L’idea di De Rossi è attaccare i cinque canali verticali, a prescindere da chi lo farà: oltre alle tre punte, partecipano all’offensiva anche le mezzeali, soprattutto Pellegrini, e i terzini, che partono a quattro ma svolgono quasi funzioni da quinti. Karsdorp dopo 8 minuti è già alle spalle di Cabal ma sceglie l’extrapass per Lukaku che viene murato ma il vantaggio arriva comunque presto: un tocco di Pellegrini libera la corsa di El Shaarawy, dribbling interno e assist per Lukaku che di prima mette all’angolino.
Il raddoppio precoce è ancora meglio: Huijsen di prima in verticale per Lukaku, cross allungato per El Shaarawy, Pellegrini sul secondo palo raccoglie e mette sotto la traversa. Notare il particolare: in nessuno dei due gol c’è il piede di Dybala, da cui la Mou-Roma sembrava dipendente per sviluppare la manovra offensiva. La DDRoma, invece, coinvolge tutti: i piedi buoni non mancano, l’assetto li avvicina, permette scambi rapidi, Lukaku è meno solo e può giocare di sponda perché gli appoggi arrivano.
L’infortunio di Spinazzola comincia le complicazioni. La costruzione diventa più un tre e mezzo spallettiano, ma l’indicazione più promettente dalla panchina giallorossa è l’invito a continuare a pressare in avanti. Le intenzioni devono però fare i conti con le assenze e con una condizione che non permette (ancora) il flusso continuo nello scambio di posizioni e smarcamenti.
Il Verona, frullato per un tempo intero, nella ripresa può entrare in partita. Ha preso due gol con la difesa alta, atteggiamento che sarebbe deplorevole se lotti per salvarti. Ma la strada intrapresa da Baroni è questa ed è redditizia. Il mercato ha tolto e non ha ancora dato, il tecnico dell’Hellas si deve arrangiare: rispetto al successo sull’Empoli di una settimana prima, non ha più Doig e soprattutto Ngonge. Ma Folorunsho e Suslov tengono alto il livello tecnico.

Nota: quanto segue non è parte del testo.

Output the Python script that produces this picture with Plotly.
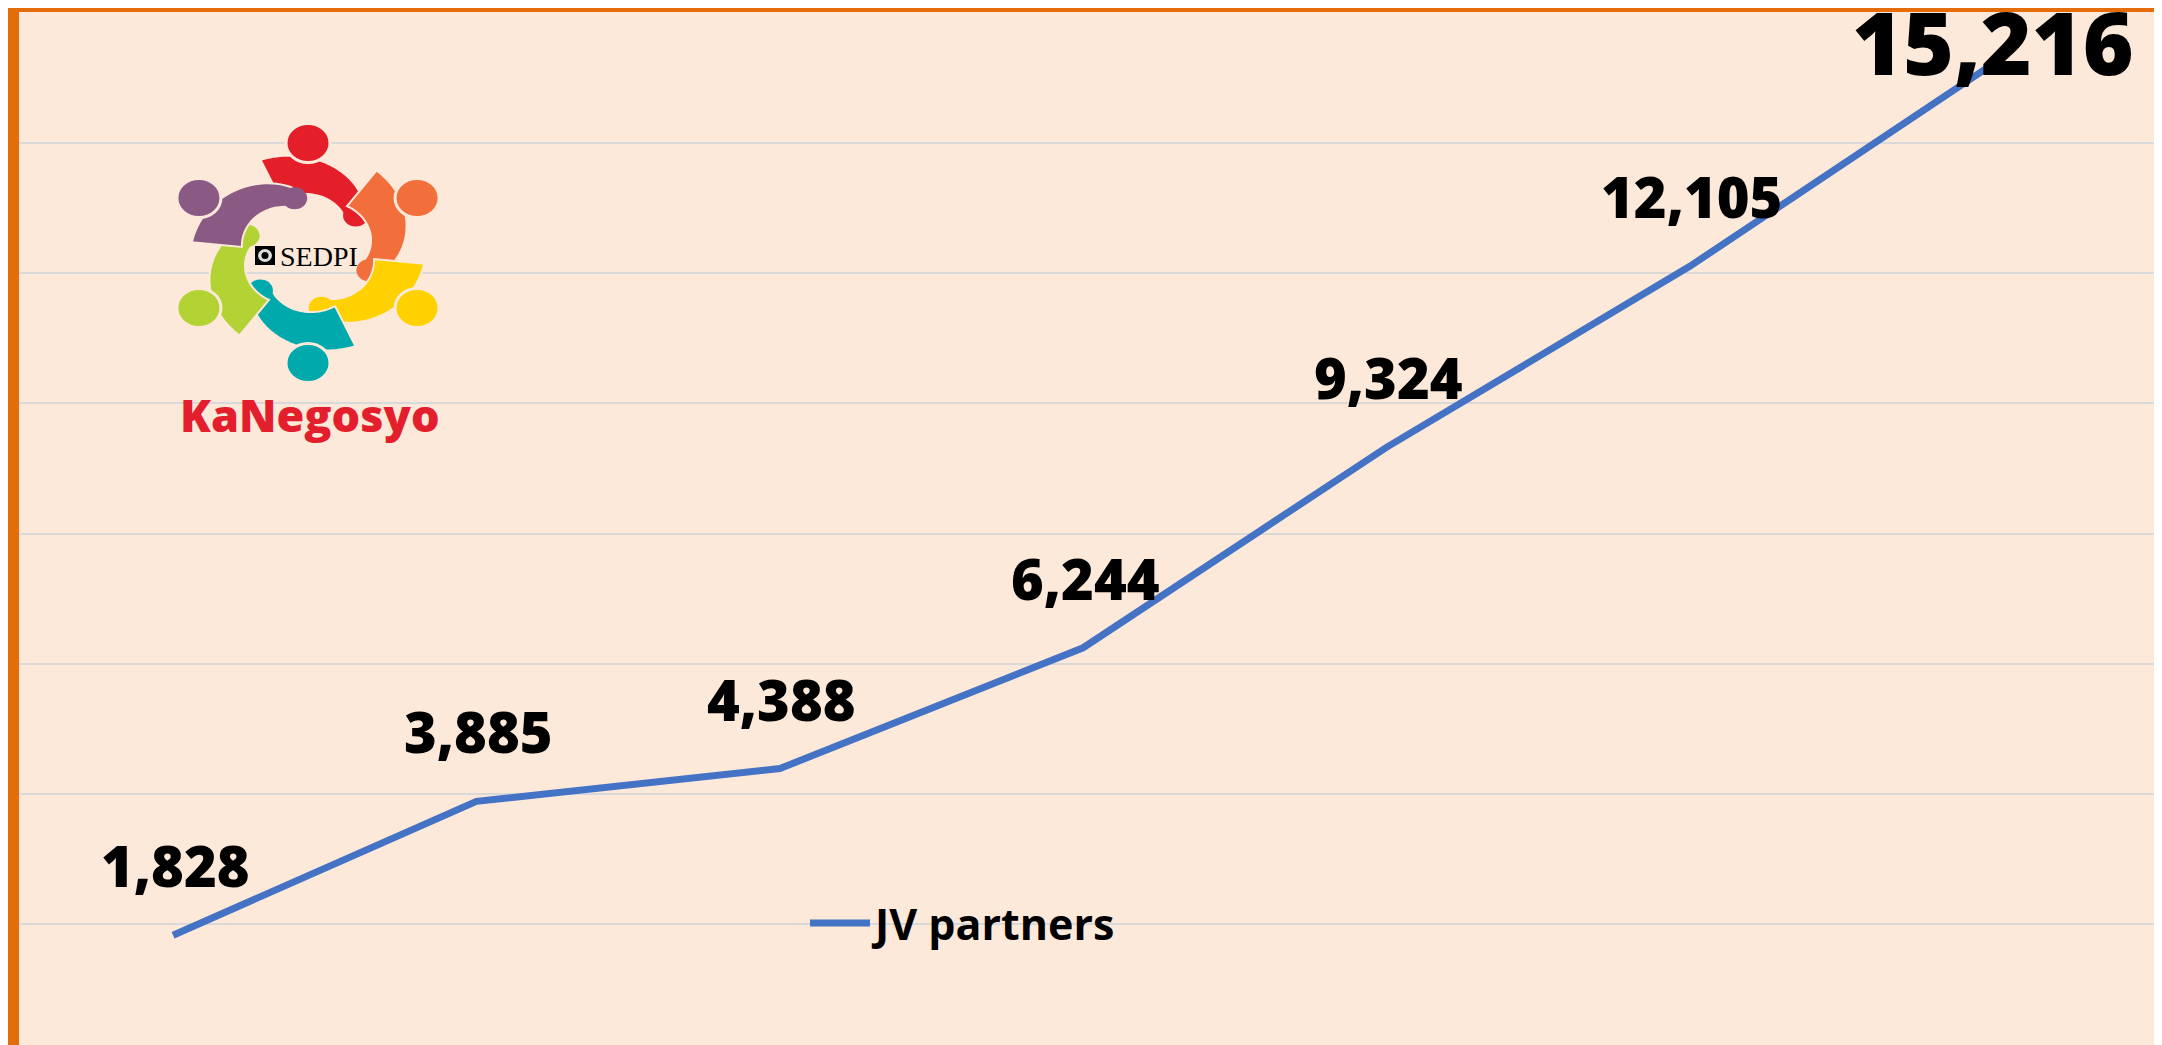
import math
import plotly.graph_objects as go

# ---- data ----
categories = ["P1", "P2", "P3", "P4", "P5", "P6", "P7"]
jv_partners = [1828, 3885, 4388, 6244, 9324, 12105, 15216]
label_texts = ["1,828", "3,885", "4,388", "6,244", "9,324", "12,105", "15,216"]
series_name = "JV partners"

W, H = 2162, 1045
ML, MR, MT, MB = 11, 14, 4, 0
PW, PH = W - ML - MR, H - MT - MB

ORANGE = "#E46C0A"
PEACH = "#FDE9DA"
BLUE = "#4472C4"
LABEL_FONT = "Open Sans"


def px(x):
    return (x - ML) / PW


def py(y):
    return (H - MB - y) / PH


fig = go.Figure()
fig.add_trace(go.Scatter(
    x=categories, y=jv_partners, mode="lines", name=series_name,
    line=dict(color=BLUE, width=7), hoverinfo="skip",
))

# data labels
annotations = []
for i, (c, v, t) in enumerate(zip(categories, jv_partners, label_texts)):
    last = i == len(categories) - 1
    annotations.append(dict(
        x=c, y=v, xref="x", yref="y", text=t, showarrow=False,
        xanchor="center", yanchor="middle",
        yshift=23 if last else 70, xshift=0 if last else 2,
        font=dict(family=LABEL_FONT, size=87 if last else 56, color="black", weight=800),
    ))

# ---- logo (decorative) ----
shapes = []
cx, cy = 300, 245
SX = 1.145  # horizontal stretch of the logo


def lp(dx, dy):
    return cx + SX * dx, cy - dy


people = [(90, "#E51F2A"), (30, "#F26E3A"), (-30, "#FFD100"),
          (-90, "#00A9AC"), (-150, "#B3D335"), (150, "#8A5A84")]
for ang0, col in people:
    outer, inner = [], []
    N = 30
    for k in range(N + 1):
        t = k / N
        a = math.radians(ang0 + 24 - 72 * t)
        r = 80 - 24 * t * t
        w = 44 - 22 * t
        outer.append(lp((r + w / 2) * math.cos(a), (r + w / 2) * math.sin(a)))
        inner.append(lp((r - w / 2) * math.cos(a), (r - w / 2) * math.sin(a)))
    pts = outer + inner[::-1]
    path = "M " + " L ".join(f"{px(x):.5f},{py(y):.5f}" for x, y in pts) + " Z"
    shapes.append(dict(type="path", path=path, xref="paper", yref="paper",
                       fillcolor=col, line=dict(color=PEACH, width=2), layer="above"))
    # round arm end
    a = math.radians(ang0 + 24 - 72)
    ex, ey = lp(56 * math.cos(a), 56 * math.sin(a))
    shapes.append(dict(type="circle", xref="paper", yref="paper",
                       x0=px(ex - 11 * SX), x1=px(ex + 11 * SX), y0=py(ey + 11), y1=py(ey - 11),
                       fillcolor=col, line=dict(width=0), layer="above"))
for ang0, col in people:
    a = math.radians(ang0)
    hx, hy = lp(110 * math.cos(a), 110 * math.sin(a))
    shapes.append(dict(type="circle", xref="paper", yref="paper",
                       x0=px(hx - 22), x1=px(hx + 22), y0=py(hy + 19.5), y1=py(hy - 19.5),
                       fillcolor=col, line=dict(color=PEACH, width=3), layer="above"))
# SEDPI icon
shapes.append(dict(type="rect", xref="paper", yref="paper",
                   x0=px(247), x1=px(267), y0=py(257), y1=py(238),
                   fillcolor="black", line=dict(width=0), layer="above"))
shapes.append(dict(type="circle", xref="paper", yref="paper",
                   x0=px(250), x1=px(264), y0=py(254), y1=py(241),
                   fillcolor="#dddddd", line=dict(width=0), layer="above"))
shapes.append(dict(type="circle", xref="paper", yref="paper",
                   x0=px(253.5), x1=px(260.5), y0=py(251), y1=py(244),
                   fillcolor="black", line=dict(width=0), layer="above"))
annotations.append(dict(x=px(311), y=py(248), xref="paper", yref="paper",
                        text="SEDPI", showarrow=False, xanchor="center", yanchor="middle",
                        font=dict(family="Liberation Serif", size=28, color="black")))
annotations.append(dict(x=px(302), y=py(406), xref="paper", yref="paper",
                        text="KaNegosyo", showarrow=False, xanchor="center", yanchor="middle",
                        font=dict(family="Open Sans", size=45, color="#E31E2D", weight=800)))

fig.update_layout(
    width=W, height=H,
    margin=dict(l=ML, r=MR, t=MT, b=MB, pad=0),
    paper_bgcolor=ORANGE, plot_bgcolor=PEACH,
    showlegend=True,
    legend=dict(x=px(797), y=py(915), xanchor="left", yanchor="middle",
                bgcolor="rgba(0,0,0,0)", borderwidth=0,
                font=dict(family=LABEL_FONT, size=43, color="black", weight=700),
                itemwidth=60),
    xaxis=dict(type="category", range=[-0.508, 6.537], showticklabels=False,
               showgrid=False, zeroline=False, showline=False, ticks=""),
    yaxis=dict(range=[18, 16013], dtick=2000, tick0=0, showticklabels=False,
               showgrid=True, gridcolor="#D9D9D9", gridwidth=2,
               zeroline=False, showline=False, ticks=""),
    shapes=shapes, annotations=annotations,
)

fig.write_html("out.html")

Allacciate le linee di gioco, il Verona punge. Gol annullato a Folorunsho per fallo (dubbio) su Karsdorp in avvio di ripresa, rigore concesso al Var e buttato da Djuric in curva (altro penalty fallito dopo quello di Henry a San Siro con l’Inter…) e appena oltre la mezzora la rete di Folorunsho, il cui tiro da 30 metri sorprende Rui Patricio.
Gli ultimi venti minuti diventano tutta un’altra partita, molto più simile alle ultime esibizioni giallorosse (che però erano così praticamente dall’inizio alla fine). Per proteggersi, De Rossi – che dopo nemmeno un’ora ha tolto Dybala per Zalewski ma tenendo alto il nuovo entrato – torna al 3-5-2, ma la sua Roma ha perso lucidità.
Le spazzate sono il sintomo del timore di rovinare il ritorno di De Rossi all’Olimpico. L’Hellas pressa, Suslov slalomeggia e Cruz anima la sinistra, ma la resistenza giallorossa tiene. Ai tifosi i tre punti non bastano: ancora fischia alla squadra che va sotto la Sud a salutare. Invece applausi, ovvio, per De Rossi. Per quel che ha fatto, oltre che per quel che è stato.